I take no responsibility for anything I said or did yesterday.

I was young. It was a different time.

@Skoog

Was at Taco Bell and heard a girl refer to her friend’s outfit as “ho-fessional” and now I have style goals I never knew existed

@robyn_vo

I don’t know why guys love anal. My ass is an exit only. Unless I’m drunk. Or he’s rich. Or cute. Or has all his teeth.

@AngryRaccoon2

“What do you want for breakfast?”
12: toast and jam.

Day 2.
“What do you want for breakfast?”
12: toast and jam.

Day 3.
I know!
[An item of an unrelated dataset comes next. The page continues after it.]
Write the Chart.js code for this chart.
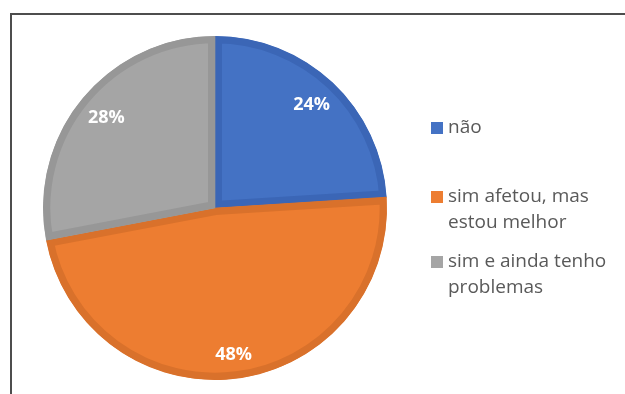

I’ll just surprise her with toast and jam.
12: I don’t like that.

@Jake_Vig

If he marries someone else, raises a family, and leads a very fulfilling life, maybe he’s just not that into you.

@wildethingy

Me [being crucified]: my God, why have you forsaken me? *life flashes before my eyes* oh yeh, that’s why.

@maebemarbles

I’d like to meet those almond milk farmers. Shake their teeny hands.

@noog

One time I made a snowman and gave him a cucumber nose. Carrot noses are the standard protocol but I’m what u would call a rebel.

@Marlebean

Rubs Vaseline in his eyes so I match my Instagram filter

@theguydf

Please stop calling a picture of a grilled cheese sandwich “food porn”.